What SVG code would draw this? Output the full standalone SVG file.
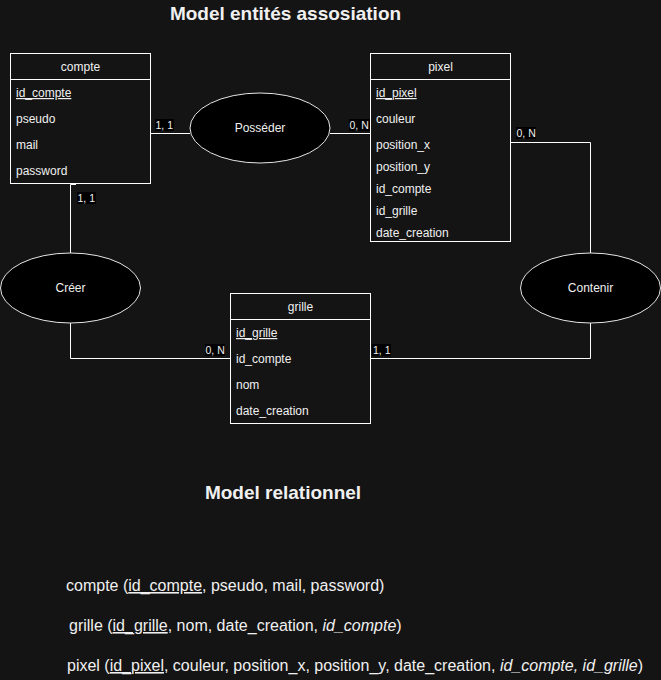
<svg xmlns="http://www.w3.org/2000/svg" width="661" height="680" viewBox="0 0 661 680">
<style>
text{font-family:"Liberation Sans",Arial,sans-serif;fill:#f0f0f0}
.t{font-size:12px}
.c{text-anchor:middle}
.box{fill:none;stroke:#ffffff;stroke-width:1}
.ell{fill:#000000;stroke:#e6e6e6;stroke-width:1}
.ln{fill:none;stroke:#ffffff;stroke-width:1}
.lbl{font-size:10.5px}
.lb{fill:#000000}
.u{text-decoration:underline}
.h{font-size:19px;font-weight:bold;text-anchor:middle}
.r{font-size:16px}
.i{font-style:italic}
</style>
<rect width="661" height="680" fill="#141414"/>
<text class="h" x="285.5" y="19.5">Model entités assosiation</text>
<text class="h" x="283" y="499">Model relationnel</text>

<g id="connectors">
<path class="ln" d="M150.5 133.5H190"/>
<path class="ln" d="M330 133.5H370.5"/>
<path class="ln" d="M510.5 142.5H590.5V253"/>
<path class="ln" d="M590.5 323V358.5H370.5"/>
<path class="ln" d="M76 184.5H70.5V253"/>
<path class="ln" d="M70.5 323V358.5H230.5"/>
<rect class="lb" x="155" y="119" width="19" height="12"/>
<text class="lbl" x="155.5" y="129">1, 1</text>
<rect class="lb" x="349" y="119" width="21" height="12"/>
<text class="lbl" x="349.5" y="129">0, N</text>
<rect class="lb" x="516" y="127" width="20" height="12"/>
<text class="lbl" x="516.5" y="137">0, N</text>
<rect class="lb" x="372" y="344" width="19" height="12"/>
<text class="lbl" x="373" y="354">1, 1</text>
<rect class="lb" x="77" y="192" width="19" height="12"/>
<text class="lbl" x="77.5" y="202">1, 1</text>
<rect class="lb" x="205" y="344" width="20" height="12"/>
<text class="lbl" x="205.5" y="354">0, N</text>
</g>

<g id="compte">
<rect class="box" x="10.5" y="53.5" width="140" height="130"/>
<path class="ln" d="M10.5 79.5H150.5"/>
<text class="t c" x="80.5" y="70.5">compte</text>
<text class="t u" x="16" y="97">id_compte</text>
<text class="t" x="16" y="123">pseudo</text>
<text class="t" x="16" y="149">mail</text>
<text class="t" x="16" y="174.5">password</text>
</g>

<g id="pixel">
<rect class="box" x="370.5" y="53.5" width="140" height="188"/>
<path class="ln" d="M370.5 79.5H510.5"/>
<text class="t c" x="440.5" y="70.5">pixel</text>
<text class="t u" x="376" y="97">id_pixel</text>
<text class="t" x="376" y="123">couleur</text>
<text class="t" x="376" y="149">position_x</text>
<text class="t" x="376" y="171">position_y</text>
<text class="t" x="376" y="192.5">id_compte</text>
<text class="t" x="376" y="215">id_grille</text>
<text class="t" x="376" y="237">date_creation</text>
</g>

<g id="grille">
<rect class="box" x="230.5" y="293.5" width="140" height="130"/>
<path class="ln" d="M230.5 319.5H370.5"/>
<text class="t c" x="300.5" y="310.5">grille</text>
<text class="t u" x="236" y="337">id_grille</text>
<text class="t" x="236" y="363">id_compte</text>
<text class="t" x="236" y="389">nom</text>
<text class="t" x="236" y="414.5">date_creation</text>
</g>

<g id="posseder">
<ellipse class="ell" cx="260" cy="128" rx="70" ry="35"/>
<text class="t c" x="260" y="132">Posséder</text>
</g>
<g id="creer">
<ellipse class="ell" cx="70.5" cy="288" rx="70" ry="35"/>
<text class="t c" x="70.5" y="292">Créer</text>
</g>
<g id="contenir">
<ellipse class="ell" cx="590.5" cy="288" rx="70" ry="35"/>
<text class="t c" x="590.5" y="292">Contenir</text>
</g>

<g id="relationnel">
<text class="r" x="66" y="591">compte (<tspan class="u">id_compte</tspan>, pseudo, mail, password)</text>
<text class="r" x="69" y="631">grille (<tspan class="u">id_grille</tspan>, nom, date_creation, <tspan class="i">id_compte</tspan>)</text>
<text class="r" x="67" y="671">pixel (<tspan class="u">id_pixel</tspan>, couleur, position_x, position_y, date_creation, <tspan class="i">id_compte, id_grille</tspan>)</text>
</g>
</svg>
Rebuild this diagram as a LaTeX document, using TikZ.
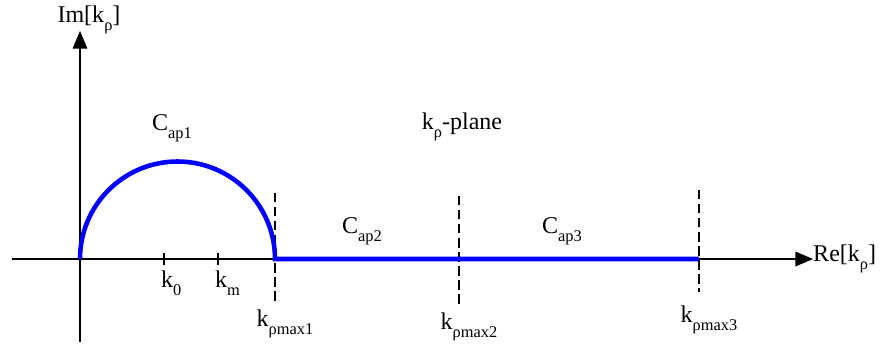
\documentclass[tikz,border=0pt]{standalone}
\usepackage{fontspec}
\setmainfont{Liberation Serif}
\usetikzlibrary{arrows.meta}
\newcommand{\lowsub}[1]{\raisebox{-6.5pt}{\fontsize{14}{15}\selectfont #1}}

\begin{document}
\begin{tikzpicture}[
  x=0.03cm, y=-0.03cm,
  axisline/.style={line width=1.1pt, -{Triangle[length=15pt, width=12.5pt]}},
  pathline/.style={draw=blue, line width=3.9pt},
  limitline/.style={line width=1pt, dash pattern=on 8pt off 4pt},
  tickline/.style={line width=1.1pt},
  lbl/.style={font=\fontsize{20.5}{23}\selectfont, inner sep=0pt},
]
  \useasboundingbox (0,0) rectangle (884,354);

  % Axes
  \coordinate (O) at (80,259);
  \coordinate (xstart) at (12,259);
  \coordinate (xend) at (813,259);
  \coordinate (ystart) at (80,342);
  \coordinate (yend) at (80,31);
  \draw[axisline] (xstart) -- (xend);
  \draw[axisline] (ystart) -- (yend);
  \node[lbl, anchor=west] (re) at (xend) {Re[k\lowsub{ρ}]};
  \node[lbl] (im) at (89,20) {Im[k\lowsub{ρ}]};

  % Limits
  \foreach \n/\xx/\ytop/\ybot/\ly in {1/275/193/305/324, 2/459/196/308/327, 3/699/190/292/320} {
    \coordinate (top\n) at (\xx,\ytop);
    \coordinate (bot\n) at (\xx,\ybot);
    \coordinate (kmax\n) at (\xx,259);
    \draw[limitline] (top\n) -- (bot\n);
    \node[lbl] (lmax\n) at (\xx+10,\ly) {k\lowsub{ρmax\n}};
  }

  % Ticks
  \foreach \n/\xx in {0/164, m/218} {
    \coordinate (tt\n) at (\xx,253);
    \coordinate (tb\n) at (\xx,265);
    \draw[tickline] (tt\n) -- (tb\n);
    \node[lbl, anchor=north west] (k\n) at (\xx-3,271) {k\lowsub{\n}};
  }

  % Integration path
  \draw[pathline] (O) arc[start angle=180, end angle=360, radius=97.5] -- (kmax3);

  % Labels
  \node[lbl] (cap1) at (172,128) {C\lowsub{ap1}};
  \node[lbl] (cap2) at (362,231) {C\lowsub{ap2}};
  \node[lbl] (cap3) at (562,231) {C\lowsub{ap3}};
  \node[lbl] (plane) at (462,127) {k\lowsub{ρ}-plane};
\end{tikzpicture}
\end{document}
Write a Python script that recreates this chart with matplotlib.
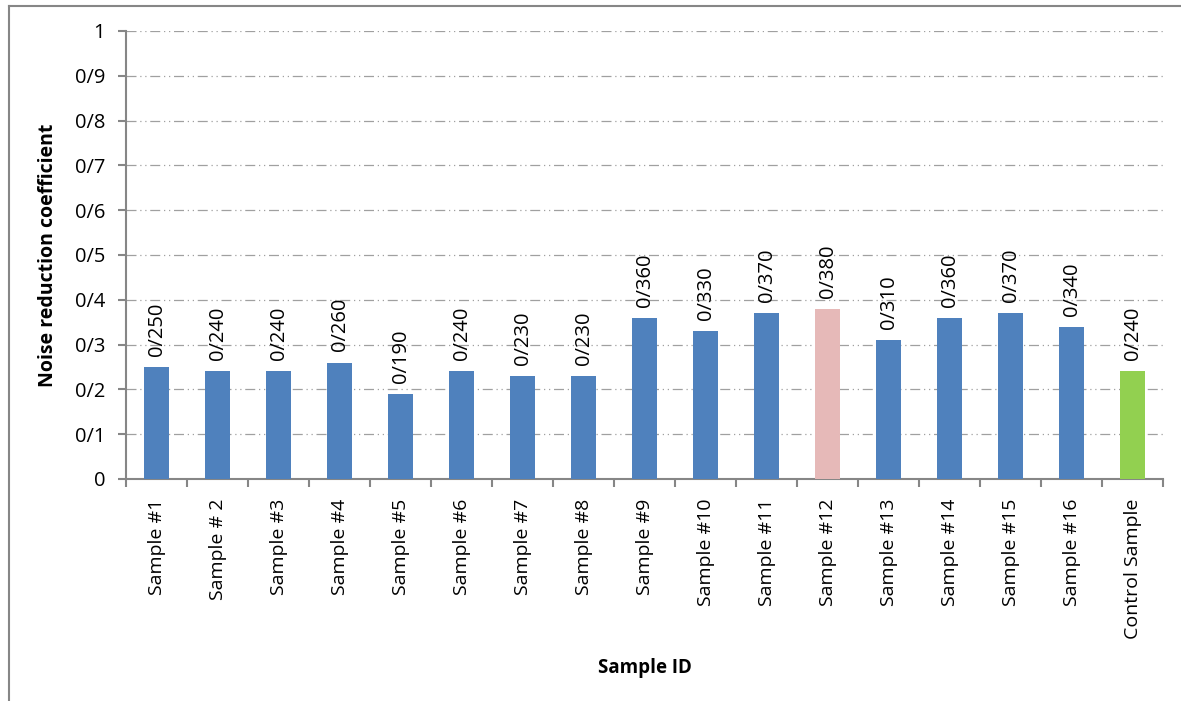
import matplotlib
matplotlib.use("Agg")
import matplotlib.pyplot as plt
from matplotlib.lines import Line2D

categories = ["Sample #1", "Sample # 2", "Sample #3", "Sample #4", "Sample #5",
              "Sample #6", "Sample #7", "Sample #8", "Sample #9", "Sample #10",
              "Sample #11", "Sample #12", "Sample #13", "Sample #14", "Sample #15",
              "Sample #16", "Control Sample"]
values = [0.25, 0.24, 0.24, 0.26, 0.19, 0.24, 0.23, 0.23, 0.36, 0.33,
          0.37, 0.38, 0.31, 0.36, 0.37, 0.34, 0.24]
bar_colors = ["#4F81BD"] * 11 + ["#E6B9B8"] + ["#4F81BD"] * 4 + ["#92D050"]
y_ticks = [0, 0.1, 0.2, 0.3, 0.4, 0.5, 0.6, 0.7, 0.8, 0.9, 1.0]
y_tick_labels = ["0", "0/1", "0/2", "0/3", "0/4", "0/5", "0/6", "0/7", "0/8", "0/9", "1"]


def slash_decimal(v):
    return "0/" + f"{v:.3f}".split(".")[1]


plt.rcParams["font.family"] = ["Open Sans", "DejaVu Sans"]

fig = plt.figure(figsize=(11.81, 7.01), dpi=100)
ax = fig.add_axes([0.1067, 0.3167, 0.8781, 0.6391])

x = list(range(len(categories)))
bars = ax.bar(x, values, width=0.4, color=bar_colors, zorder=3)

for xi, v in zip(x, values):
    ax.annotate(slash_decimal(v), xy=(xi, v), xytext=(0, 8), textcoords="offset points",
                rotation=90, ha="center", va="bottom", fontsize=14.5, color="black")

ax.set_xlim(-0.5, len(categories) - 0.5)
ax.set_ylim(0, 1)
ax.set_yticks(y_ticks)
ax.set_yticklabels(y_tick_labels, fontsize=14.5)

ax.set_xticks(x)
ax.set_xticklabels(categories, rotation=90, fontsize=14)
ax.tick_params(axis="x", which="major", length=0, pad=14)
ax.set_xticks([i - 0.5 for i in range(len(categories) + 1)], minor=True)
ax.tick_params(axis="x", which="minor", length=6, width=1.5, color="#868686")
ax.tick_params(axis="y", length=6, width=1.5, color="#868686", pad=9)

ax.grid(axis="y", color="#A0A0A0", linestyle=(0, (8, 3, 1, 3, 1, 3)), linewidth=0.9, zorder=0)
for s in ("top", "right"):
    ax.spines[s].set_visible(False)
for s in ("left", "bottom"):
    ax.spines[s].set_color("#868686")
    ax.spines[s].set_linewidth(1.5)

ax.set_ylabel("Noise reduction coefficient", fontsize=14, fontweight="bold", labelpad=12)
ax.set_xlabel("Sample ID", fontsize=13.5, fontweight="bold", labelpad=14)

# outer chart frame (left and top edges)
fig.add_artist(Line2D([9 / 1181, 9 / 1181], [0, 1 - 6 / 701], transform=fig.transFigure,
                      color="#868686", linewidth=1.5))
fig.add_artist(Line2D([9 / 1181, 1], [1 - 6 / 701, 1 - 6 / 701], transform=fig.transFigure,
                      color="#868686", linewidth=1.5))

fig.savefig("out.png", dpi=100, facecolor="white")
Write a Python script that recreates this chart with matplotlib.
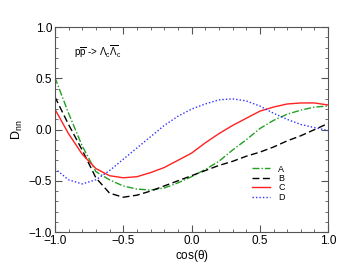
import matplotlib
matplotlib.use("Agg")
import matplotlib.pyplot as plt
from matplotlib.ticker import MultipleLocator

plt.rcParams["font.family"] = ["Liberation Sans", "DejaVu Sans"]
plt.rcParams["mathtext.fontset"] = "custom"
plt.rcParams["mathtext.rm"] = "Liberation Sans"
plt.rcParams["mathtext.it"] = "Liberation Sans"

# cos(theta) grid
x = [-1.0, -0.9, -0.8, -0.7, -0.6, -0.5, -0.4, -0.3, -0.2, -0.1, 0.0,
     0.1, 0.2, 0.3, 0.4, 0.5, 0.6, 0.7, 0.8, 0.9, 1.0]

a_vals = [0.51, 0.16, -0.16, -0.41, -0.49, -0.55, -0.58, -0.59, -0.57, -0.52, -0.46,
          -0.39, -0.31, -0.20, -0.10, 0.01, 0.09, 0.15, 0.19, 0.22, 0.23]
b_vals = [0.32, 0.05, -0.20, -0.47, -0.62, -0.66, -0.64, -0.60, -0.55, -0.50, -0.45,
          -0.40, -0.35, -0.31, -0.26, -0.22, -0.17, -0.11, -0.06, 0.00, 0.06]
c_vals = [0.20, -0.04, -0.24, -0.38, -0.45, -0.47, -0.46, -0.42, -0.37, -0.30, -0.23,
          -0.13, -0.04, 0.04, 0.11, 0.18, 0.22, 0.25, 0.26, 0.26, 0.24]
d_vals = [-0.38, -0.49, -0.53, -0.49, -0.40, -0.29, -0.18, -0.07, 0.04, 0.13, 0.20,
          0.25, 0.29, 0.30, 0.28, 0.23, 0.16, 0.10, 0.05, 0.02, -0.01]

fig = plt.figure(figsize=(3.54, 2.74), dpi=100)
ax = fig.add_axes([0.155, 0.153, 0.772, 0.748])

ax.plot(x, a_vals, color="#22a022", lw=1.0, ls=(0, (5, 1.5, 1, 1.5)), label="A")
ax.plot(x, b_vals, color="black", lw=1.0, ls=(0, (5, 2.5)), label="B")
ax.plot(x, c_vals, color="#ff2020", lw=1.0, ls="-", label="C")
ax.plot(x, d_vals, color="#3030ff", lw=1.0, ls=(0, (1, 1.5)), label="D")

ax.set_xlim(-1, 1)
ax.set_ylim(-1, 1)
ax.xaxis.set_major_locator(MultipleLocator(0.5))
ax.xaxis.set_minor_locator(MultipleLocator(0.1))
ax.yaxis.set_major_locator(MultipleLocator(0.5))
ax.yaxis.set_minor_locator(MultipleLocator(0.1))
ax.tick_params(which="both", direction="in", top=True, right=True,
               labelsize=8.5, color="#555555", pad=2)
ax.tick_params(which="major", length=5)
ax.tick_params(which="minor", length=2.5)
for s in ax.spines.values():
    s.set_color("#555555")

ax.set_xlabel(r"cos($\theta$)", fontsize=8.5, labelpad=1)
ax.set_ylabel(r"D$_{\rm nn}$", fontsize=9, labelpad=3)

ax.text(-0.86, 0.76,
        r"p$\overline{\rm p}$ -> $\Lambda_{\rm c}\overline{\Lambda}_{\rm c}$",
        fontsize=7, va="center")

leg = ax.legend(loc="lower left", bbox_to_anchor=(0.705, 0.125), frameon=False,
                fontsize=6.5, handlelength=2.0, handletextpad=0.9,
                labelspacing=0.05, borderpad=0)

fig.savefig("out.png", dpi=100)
**********
▸ What is being asked
Copy word for word every line from the one with "Rebuild this diagram" through the one with "(im) at (89,20)", including both. No pictures belong in the copy.

▸ Output for this exercise
Rebuild this diagram as a LaTeX document, using TikZ.
\documentclass[tikz,border=0pt]{standalone}
\usepackage{fontspec}
\setmainfont{Liberation Serif}
\usetikzlibrary{arrows.meta}
\newcommand{\lowsub}[1]{\raisebox{-6.5pt}{\fontsize{14}{15}\selectfont #1}}

\begin{document}
\begin{tikzpicture}[
  x=0.03cm, y=-0.03cm,
  axisline/.style={line width=1.1pt, -{Triangle[length=15pt, width=12.5pt]}},
  pathline/.style={draw=blue, line width=3.9pt},
  limitline/.style={line width=1pt, dash pattern=on 8pt off 4pt},
  tickline/.style={line width=1.1pt},
  lbl/.style={font=\fontsize{20.5}{23}\selectfont, inner sep=0pt},
]
  \useasboundingbox (0,0) rectangle (884,354);

  % Axes
  \coordinate (O) at (80,259);
  \coordinate (xstart) at (12,259);
  \coordinate (xend) at (813,259);
  \coordinate (ystart) at (80,342);
  \coordinate (yend) at (80,31);
  \draw[axisline] (xstart) -- (xend);
  \draw[axisline] (ystart) -- (yend);
  \node[lbl, anchor=west] (re) at (xend) {Re[k\lowsub{ρ}]};
  \node[lbl] (im) at (89,20) {Im[k\lowsub{ρ}]};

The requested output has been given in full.